EXERCISE INSTRUCTIONS →
Set down all of the entries word for word, omitting the images they contain.

DATA FOR THIS TASK →
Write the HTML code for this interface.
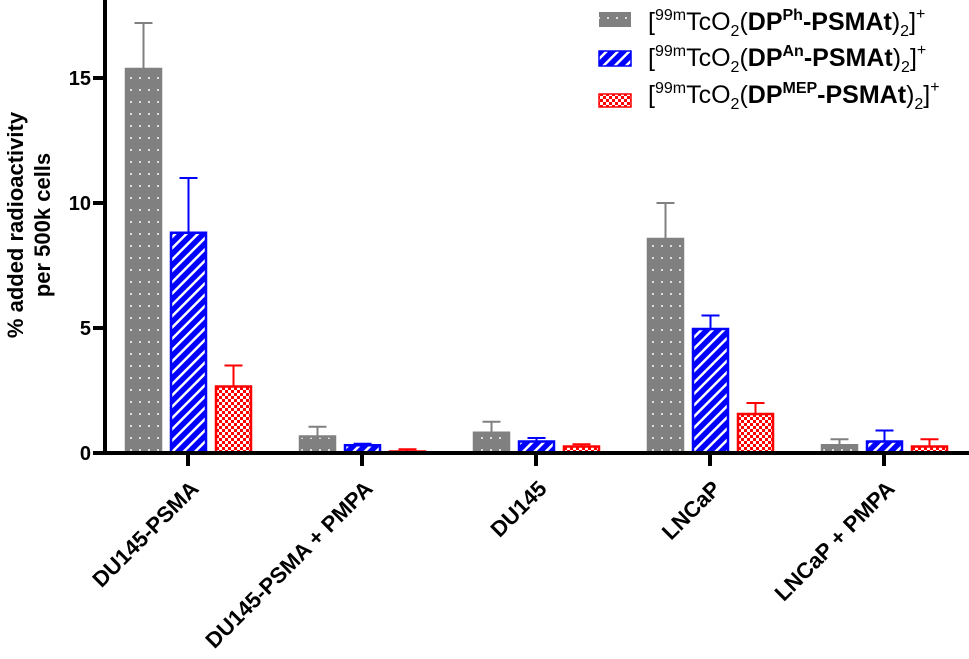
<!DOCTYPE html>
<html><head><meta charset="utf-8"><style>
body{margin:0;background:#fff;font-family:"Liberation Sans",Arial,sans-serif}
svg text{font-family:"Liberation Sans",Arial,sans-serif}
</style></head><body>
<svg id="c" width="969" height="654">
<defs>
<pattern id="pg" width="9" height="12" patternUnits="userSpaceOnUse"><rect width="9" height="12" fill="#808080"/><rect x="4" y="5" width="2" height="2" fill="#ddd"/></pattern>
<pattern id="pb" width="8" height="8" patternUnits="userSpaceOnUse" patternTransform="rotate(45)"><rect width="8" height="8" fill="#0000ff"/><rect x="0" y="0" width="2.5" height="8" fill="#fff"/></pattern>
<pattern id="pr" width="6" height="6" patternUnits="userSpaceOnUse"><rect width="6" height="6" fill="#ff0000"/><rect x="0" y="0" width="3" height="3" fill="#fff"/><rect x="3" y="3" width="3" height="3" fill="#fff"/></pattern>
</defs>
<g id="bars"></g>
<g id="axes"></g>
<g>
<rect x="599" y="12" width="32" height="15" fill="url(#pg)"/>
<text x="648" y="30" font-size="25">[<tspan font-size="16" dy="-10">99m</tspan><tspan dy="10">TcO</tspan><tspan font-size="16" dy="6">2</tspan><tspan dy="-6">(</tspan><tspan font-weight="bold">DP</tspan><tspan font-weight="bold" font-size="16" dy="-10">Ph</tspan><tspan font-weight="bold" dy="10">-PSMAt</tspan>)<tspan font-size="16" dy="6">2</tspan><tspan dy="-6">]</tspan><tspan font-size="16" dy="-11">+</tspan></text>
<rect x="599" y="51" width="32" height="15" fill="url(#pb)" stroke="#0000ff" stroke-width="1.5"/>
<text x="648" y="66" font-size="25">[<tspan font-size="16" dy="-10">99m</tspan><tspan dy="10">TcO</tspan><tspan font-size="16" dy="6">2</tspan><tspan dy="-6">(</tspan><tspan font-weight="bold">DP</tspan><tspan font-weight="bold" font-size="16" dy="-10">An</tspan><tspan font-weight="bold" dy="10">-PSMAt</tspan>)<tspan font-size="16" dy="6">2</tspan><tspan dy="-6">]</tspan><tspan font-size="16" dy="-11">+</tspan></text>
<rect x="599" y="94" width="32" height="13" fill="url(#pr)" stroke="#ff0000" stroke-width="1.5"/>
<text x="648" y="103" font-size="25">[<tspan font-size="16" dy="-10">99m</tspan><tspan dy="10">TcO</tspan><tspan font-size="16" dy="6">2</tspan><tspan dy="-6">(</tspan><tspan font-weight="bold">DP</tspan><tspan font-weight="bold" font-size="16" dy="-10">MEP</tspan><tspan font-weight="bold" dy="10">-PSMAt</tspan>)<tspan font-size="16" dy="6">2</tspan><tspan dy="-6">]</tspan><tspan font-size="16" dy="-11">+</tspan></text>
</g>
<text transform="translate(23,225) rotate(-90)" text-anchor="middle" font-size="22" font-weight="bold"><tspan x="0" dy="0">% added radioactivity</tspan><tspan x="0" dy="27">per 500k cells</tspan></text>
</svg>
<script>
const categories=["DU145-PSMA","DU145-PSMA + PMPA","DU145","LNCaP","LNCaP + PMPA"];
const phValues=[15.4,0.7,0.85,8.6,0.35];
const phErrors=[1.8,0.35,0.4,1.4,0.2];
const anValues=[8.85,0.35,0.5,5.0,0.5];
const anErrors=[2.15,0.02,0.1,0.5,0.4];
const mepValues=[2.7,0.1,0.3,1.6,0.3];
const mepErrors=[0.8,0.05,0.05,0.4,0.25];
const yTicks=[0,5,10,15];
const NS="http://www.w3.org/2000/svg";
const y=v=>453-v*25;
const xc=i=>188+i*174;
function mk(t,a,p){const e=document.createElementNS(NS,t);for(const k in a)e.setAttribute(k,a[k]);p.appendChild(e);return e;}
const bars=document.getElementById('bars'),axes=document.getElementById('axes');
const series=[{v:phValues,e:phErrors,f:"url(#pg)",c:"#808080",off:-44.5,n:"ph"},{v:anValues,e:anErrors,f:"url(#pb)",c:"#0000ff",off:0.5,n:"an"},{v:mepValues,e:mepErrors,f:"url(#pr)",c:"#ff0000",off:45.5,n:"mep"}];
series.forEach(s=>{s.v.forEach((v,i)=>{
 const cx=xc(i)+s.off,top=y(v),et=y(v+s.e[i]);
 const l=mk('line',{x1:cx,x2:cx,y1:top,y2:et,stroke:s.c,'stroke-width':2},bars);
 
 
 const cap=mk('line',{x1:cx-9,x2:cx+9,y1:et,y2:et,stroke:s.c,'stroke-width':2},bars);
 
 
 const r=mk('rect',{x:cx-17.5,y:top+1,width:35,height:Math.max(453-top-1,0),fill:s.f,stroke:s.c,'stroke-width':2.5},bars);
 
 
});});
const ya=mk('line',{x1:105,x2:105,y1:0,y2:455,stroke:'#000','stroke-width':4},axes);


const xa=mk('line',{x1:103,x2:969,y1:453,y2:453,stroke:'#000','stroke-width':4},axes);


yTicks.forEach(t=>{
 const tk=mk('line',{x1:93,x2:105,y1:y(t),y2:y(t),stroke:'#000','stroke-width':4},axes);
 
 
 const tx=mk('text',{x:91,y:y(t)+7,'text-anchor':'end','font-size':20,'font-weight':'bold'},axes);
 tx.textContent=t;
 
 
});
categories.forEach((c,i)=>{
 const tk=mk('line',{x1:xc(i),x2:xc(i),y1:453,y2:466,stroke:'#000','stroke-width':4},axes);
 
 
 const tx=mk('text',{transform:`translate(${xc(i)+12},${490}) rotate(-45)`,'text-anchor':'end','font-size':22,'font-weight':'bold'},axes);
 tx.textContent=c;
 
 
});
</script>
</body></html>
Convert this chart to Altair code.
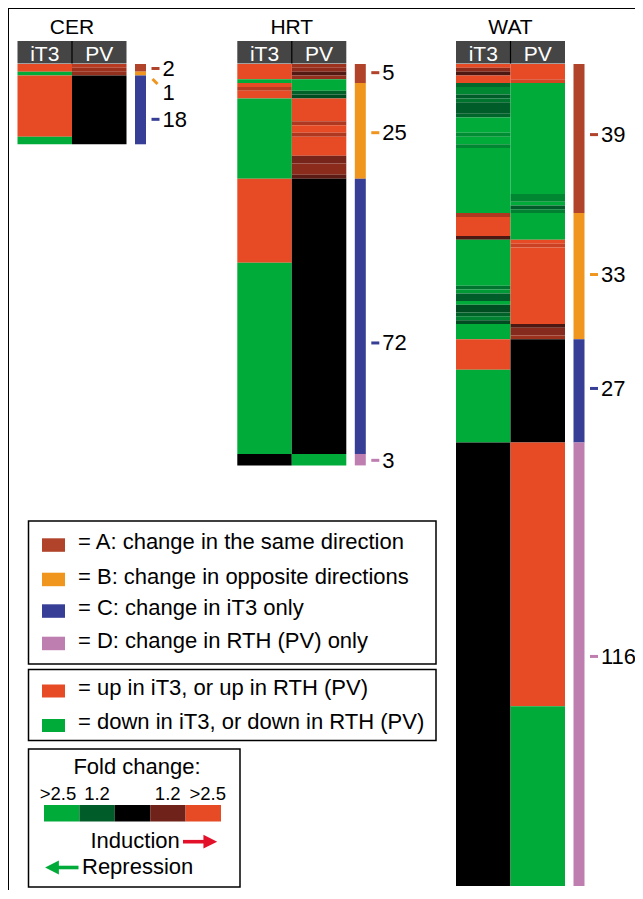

TASK ANSWER →
Write the HTML code for this interface.
<!DOCTYPE html>
<html><head><meta charset="utf-8"><style>
body{margin:0;background:#fff;font-family:"Liberation Sans",Arial,sans-serif}
svg text{font-family:"Liberation Sans",Arial,sans-serif}
</style></head><body>
<svg id="c" width="969" height="654">
<defs>
<pattern id="pg" width="9" height="12" patternUnits="userSpaceOnUse"><rect width="9" height="12" fill="#808080"/><rect x="4" y="5" width="2" height="2" fill="#ddd"/></pattern>
<pattern id="pb" width="8" height="8" patternUnits="userSpaceOnUse" patternTransform="rotate(45)"><rect width="8" height="8" fill="#0000ff"/><rect x="0" y="0" width="2.5" height="8" fill="#fff"/></pattern>
<pattern id="pr" width="6" height="6" patternUnits="userSpaceOnUse"><rect width="6" height="6" fill="#ff0000"/><rect x="0" y="0" width="3" height="3" fill="#fff"/><rect x="3" y="3" width="3" height="3" fill="#fff"/></pattern>
</defs>
<g id="bars"></g>
<g id="axes"></g>
<g>
<rect x="599" y="12" width="32" height="15" fill="url(#pg)"/>
<text x="648" y="30" font-size="25">[<tspan font-size="16" dy="-10">99m</tspan><tspan dy="10">TcO</tspan><tspan font-size="16" dy="6">2</tspan><tspan dy="-6">(</tspan><tspan font-weight="bold">DP</tspan><tspan font-weight="bold" font-size="16" dy="-10">Ph</tspan><tspan font-weight="bold" dy="10">-PSMAt</tspan>)<tspan font-size="16" dy="6">2</tspan><tspan dy="-6">]</tspan><tspan font-size="16" dy="-11">+</tspan></text>
<rect x="599" y="51" width="32" height="15" fill="url(#pb)" stroke="#0000ff" stroke-width="1.5"/>
<text x="648" y="66" font-size="25">[<tspan font-size="16" dy="-10">99m</tspan><tspan dy="10">TcO</tspan><tspan font-size="16" dy="6">2</tspan><tspan dy="-6">(</tspan><tspan font-weight="bold">DP</tspan><tspan font-weight="bold" font-size="16" dy="-10">An</tspan><tspan font-weight="bold" dy="10">-PSMAt</tspan>)<tspan font-size="16" dy="6">2</tspan><tspan dy="-6">]</tspan><tspan font-size="16" dy="-11">+</tspan></text>
<rect x="599" y="94" width="32" height="13" fill="url(#pr)" stroke="#ff0000" stroke-width="1.5"/>
<text x="648" y="103" font-size="25">[<tspan font-size="16" dy="-10">99m</tspan><tspan dy="10">TcO</tspan><tspan font-size="16" dy="6">2</tspan><tspan dy="-6">(</tspan><tspan font-weight="bold">DP</tspan><tspan font-weight="bold" font-size="16" dy="-10">MEP</tspan><tspan font-weight="bold" dy="10">-PSMAt</tspan>)<tspan font-size="16" dy="6">2</tspan><tspan dy="-6">]</tspan><tspan font-size="16" dy="-11">+</tspan></text>
</g>
<text transform="translate(23,225) rotate(-90)" text-anchor="middle" font-size="22" font-weight="bold"><tspan x="0" dy="0">% added radioactivity</tspan><tspan x="0" dy="27">per 500k cells</tspan></text>
</svg>
<script>
const categories=["DU145-PSMA","DU145-PSMA + PMPA","DU145","LNCaP","LNCaP + PMPA"];
const phValues=[15.4,0.7,0.85,8.6,0.35];
const phErrors=[1.8,0.35,0.4,1.4,0.2];
const anValues=[8.85,0.35,0.5,5.0,0.5];
const anErrors=[2.15,0.02,0.1,0.5,0.4];
const mepValues=[2.7,0.1,0.3,1.6,0.3];
const mepErrors=[0.8,0.05,0.05,0.4,0.25];
const yTicks=[0,5,10,15];
const NS="http://www.w3.org/2000/svg";
const y=v=>453-v*25;
const xc=i=>188+i*174;
function mk(t,a,p){const e=document.createElementNS(NS,t);for(const k in a)e.setAttribute(k,a[k]);p.appendChild(e);return e;}
const bars=document.getElementById('bars'),axes=document.getElementById('axes');
const series=[{v:phValues,e:phErrors,f:"url(#pg)",c:"#808080",off:-44.5,n:"ph"},{v:anValues,e:anErrors,f:"url(#pb)",c:"#0000ff",off:0.5,n:"an"},{v:mepValues,e:mepErrors,f:"url(#pr)",c:"#ff0000",off:45.5,n:"mep"}];
series.forEach(s=>{s.v.forEach((v,i)=>{
 const cx=xc(i)+s.off,top=y(v),et=y(v+s.e[i]);
 const l=mk('line',{x1:cx,x2:cx,y1:top,y2:et,stroke:s.c,'stroke-width':2},bars);
 
 
 const cap=mk('line',{x1:cx-9,x2:cx+9,y1:et,y2:et,stroke:s.c,'stroke-width':2},bars);
 
 
 const r=mk('rect',{x:cx-17.5,y:top+1,width:35,height:Math.max(453-top-1,0),fill:s.f,stroke:s.c,'stroke-width':2.5},bars);
 
 
});});
const ya=mk('line',{x1:105,x2:105,y1:0,y2:455,stroke:'#000','stroke-width':4},axes);


const xa=mk('line',{x1:103,x2:969,y1:453,y2:453,stroke:'#000','stroke-width':4},axes);


yTicks.forEach(t=>{
 const tk=mk('line',{x1:93,x2:105,y1:y(t),y2:y(t),stroke:'#000','stroke-width':4},axes);
 
 
 const tx=mk('text',{x:91,y:y(t)+7,'text-anchor':'end','font-size':20,'font-weight':'bold'},axes);
 tx.textContent=t;
 
 
});
categories.forEach((c,i)=>{
 const tk=mk('line',{x1:xc(i),x2:xc(i),y1:453,y2:466,stroke:'#000','stroke-width':4},axes);
 
 
 const tx=mk('text',{transform:`translate(${xc(i)+12},${490}) rotate(-45)`,'text-anchor':'end','font-size':22,'font-weight':'bold'},axes);
 tx.textContent=c;
 
 
});
</script>
</body></html>
Convert this chart to Altair code.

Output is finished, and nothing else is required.